Let’s take again the ‘abcdeb’ ring. If we take a key ‘abeba’ we obtain the following graph:
(1,1)-(1,2) (5,3)-(5,4)
/ \ / \
(0,0) - (0,1) (4,2)-(4,3) (0,4)-(0,5)
\ / \ /
(5,1)-(5,2) (1,3)-(1,4)
As you can see having to go through ’e’(at position 4 in the ring) in the position 2 of the key means that any path from the start to the end must go through (4,2).
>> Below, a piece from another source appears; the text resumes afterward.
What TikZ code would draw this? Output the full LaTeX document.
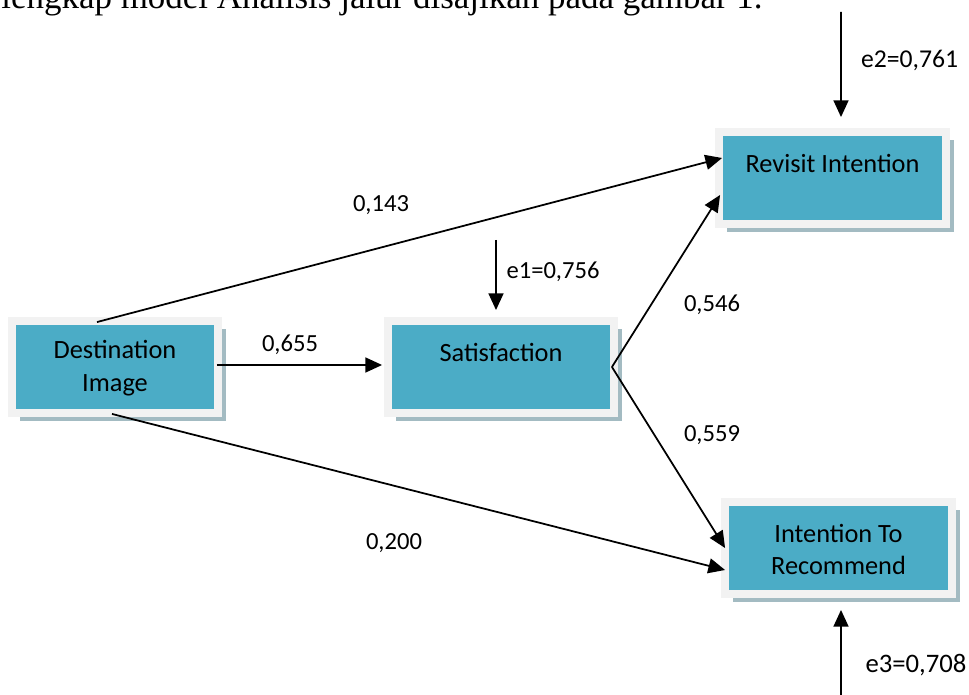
\documentclass[tikz,border=0pt]{standalone}
\usepackage{fontspec}
\setmainfont{Carlito}
\newfontfamily\bodyfont{Liberation Serif}
\usetikzlibrary{positioning, arrows.meta, calc, shadows}
\definecolor{boxteal}{HTML}{4BACC6}
\definecolor{boxrim}{HTML}{F2F2F2}
\definecolor{boxshadow}{HTML}{A3BBC2}

\begin{document}
\begin{tikzpicture}[x=0.02cm, y=-0.02cm,
    box/.style={rectangle, fill=boxteal, draw=boxrim, line width=4.5pt,
                minimum height=1.84cm, align=center, inner sep=0pt,
                font=\fontsize{15}{18.7}\selectfont,
                drop shadow={shadow xshift=4.5pt, shadow yshift=-4.5pt, fill=boxshadow, opacity=1}},
    arrow/.style={-{Triangle[length=9.5pt, width=8.5pt]}, line width=1pt},
    coef/.style={font=\fontsize{14}{16}\selectfont, inner sep=0pt}
]
    \useasboundingbox (0,0) rectangle (969,695);
    \clip (0,0) rectangle (969,695);

    % Body text (cut at the top)
    \node[font=\bodyfont\fontsize{19.9}{24}\selectfont, anchor=base west, inner sep=0pt] (bodyline) at (1,9)
        {lengkap model Analisis jalur disajikan pada gambar 1.};

    % Boxes
    \node[box, minimum width=4.12cm] (dest) at (115,367) {\rule{0pt}{12pt}Destination\\Image};
    \node[box, minimum width=4.52cm] (sat) at (501,367) {\rule{0pt}{12pt}Satisfaction\\\mbox{}};
    \node[box, minimum width=4.54cm] (revisit) at (832.5,178) {\rule{0pt}{12pt}Revisit Intention\\\mbox{}};
    \node[box, minimum width=4.54cm] (recommend) at (838.5,548) {\rule{0pt}{12pt}Intention To\\Recommend};

    % Paths
    \coordinate (split) at ($(sat.east)+(-6,0)$);
    \draw[arrow] ($(dest.north)+(-18,5)$) -- ($(revisit.west)+(7,-20)$);
    \draw[arrow] ($(dest.south)+(-3,-3)$) -- ($(recommend.west)+(4,22)$);
    \draw[arrow] ($(dest.east)+(-5,-2)$) -- ($(sat.west)+(-2,-2)$);
    \draw[arrow] (split) -- ($(revisit.west)+(5,17)$);
    \draw[arrow] (split) -- ($(recommend.west)+(4,0)$);

    % Errors
    \coordinate (e1top) at (496,240);
    \coordinate (e2top) at (841,12);
    \coordinate (e3bot) at (841,695);
    \draw[arrow] (e1top) -- ($(sat.north)+(-5,-7)$);
    \draw[arrow] (e2top) -- ($(revisit.north)+(8.5,-11)$);
    \draw[arrow] (e3bot) -- ($(recommend.south)+(2.5,12)$);

    % Coefficients
    \node[coef] (p143) at (381,205) {0,143};
    \node[coef] (p200) at (394,543) {0,200};
    \node[coef] (p655) at (290,345) {0,655};
    \node[coef] (p546) at (712,305) {0,546};
    \node[coef] (p559) at (712,435) {0,559};
    \node[coef] (e1lab) at (553,272) {e1=0,756};
    \node[coef, font=\fontsize{14.6}{16}\selectfont] (e2lab) at (909.5,60) {e2=0,761};
    \node[coef, font=\fontsize{15.2}{17}\selectfont] (e3lab) at (916,665) {e3=0,708};

\end{tikzpicture}
\end{document}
It is therefore possible to split the key into two subkeys on the ’e’ and to process these two subkeys in parallel.
Here is the parallel code:
fn find_rotate_steps_par(ring: &str, key: &str) -> i32 {
// let's figure out where each unique char is.
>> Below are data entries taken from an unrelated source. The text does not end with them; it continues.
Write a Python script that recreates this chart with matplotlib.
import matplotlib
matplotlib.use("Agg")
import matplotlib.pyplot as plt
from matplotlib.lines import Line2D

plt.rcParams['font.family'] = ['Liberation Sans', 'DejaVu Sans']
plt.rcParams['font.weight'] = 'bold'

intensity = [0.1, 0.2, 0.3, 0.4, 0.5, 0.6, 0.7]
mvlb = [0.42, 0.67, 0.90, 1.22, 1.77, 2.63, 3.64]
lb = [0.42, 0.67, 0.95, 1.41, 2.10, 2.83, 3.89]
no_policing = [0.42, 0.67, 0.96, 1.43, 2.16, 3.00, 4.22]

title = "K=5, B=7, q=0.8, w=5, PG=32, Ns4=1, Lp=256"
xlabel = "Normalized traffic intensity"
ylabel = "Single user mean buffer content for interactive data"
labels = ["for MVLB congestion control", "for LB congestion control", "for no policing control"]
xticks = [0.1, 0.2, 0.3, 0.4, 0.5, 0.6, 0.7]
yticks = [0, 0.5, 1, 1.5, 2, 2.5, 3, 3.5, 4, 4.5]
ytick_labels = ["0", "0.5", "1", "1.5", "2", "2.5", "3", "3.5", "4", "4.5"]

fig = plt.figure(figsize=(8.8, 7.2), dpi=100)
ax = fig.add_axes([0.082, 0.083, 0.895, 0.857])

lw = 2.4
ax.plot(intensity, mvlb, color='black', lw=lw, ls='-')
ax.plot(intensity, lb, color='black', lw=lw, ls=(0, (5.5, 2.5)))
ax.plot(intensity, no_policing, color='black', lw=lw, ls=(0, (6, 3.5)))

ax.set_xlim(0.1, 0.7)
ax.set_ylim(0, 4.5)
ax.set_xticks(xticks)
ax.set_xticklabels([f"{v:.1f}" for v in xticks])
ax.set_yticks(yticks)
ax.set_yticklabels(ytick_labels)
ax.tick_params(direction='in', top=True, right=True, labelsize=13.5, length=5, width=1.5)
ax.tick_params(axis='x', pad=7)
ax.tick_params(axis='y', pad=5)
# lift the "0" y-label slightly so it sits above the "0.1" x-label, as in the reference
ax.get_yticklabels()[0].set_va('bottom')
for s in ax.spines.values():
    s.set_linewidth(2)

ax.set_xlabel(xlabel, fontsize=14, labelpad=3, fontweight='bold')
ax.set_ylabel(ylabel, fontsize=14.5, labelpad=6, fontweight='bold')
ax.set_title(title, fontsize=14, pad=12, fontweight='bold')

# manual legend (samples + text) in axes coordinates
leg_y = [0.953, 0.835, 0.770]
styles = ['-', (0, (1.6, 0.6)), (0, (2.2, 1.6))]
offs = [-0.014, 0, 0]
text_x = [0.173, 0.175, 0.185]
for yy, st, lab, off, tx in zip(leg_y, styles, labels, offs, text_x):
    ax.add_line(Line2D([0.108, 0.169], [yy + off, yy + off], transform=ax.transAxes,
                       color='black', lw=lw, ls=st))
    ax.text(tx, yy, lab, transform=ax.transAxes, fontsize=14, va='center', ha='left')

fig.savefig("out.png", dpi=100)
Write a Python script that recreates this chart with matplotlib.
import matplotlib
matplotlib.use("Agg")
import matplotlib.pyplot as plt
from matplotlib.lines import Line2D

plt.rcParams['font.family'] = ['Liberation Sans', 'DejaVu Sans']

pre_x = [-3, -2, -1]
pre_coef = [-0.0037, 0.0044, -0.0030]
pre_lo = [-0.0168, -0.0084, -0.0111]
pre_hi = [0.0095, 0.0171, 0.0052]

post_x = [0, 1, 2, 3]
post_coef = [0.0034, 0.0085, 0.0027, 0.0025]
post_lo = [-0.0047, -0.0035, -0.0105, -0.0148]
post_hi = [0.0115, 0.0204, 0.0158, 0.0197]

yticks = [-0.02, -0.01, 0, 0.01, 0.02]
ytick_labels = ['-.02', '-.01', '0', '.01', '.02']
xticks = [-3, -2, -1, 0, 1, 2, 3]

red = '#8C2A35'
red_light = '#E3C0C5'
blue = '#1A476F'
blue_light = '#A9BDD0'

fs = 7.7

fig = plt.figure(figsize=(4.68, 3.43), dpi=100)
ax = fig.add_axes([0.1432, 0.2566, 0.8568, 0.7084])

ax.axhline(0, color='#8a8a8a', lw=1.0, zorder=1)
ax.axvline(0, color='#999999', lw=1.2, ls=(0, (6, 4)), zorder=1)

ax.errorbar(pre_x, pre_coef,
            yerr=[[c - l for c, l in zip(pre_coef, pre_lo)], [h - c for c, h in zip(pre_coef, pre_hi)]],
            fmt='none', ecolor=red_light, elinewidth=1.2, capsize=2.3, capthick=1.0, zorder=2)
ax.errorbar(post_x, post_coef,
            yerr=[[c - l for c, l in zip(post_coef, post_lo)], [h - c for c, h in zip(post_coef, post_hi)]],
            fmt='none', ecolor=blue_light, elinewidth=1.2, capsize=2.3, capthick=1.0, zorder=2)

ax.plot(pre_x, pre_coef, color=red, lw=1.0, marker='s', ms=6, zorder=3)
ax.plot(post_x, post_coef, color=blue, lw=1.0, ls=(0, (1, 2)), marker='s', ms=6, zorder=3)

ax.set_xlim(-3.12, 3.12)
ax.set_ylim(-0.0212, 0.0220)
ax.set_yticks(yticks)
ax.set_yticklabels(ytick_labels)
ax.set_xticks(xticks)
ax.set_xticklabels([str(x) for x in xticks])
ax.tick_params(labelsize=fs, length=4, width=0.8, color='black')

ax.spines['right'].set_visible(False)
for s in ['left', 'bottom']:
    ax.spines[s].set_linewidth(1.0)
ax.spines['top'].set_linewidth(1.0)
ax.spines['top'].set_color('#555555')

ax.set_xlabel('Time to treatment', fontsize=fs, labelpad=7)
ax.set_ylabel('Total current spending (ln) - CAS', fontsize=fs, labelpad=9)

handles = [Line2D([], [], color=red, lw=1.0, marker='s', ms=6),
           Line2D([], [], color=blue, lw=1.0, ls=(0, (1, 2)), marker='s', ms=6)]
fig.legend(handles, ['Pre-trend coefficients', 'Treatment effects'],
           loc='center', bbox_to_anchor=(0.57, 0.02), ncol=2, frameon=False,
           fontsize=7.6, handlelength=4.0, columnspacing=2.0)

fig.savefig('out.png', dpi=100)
// note that this part is parallelized just for fun
let unique_chars = ring
.as_bytes()
.par_iter()
.enumerate()
.fold(HashMap::new, |mut h: HashMap<u8, (bool, usize)>, (i, c)| {
match h.entry(*c) {
std::collections::hash_map::Entry::Occupied(mut o) => {
o.get_mut().0 = false;
}
std::collections::hash_map::Entry::Vacant(v) => {
v.insert((true, i));
}
}
h
})
.reduce(HashMap::new, |mut h1, h2| {
h2.into_iter().for_each(|(c, (unique, pos))| {
if let Some(existing_c) = h1.get_mut(&c) {
existing_c.0 = false;
} else {
h1.insert(c, (unique, pos));
}
});
h1
})
.into_iter()
.filter_map(|(c, (unique, pos))| if unique { Some((c, pos)) } else { None })
.collect::<HashMap<_, _>>();
rayon::iter::split((0, key.as_bytes()), |(start_index, key_part)| {
// look for a unique char around the midpoint
// if we find one we split around it
let midpoint = key_part.len() / 2;
let unique_char_index = (midpoint..key_part.len() - 1)
.interleave((1..midpoint).rev())
.find(|&i| unique_chars.contains_key(&key_part[i]));
if let Some(split_index) = unique_char_index {
// we want the midpoint on the left side
let (left_key, right_key) = key_part.split_at(split_index + 1);
let midchar = *left_key.last().unwrap();
let midchar_pos = unique_chars[&midchar];
((start_index, left_key), Some((midchar_pos, right_key)))
} else {
((start_index, key_part), None)
}
})
.map(|(ring_position, key)| {
let mut memo = HashMap::new();
find_rotate_dp(ring.as_bytes(), key, ring_position, 0, &mut memo)
})
.sum()
}
What is amazing is that it does work and even gives a nice speedup. Try it out for yourselves!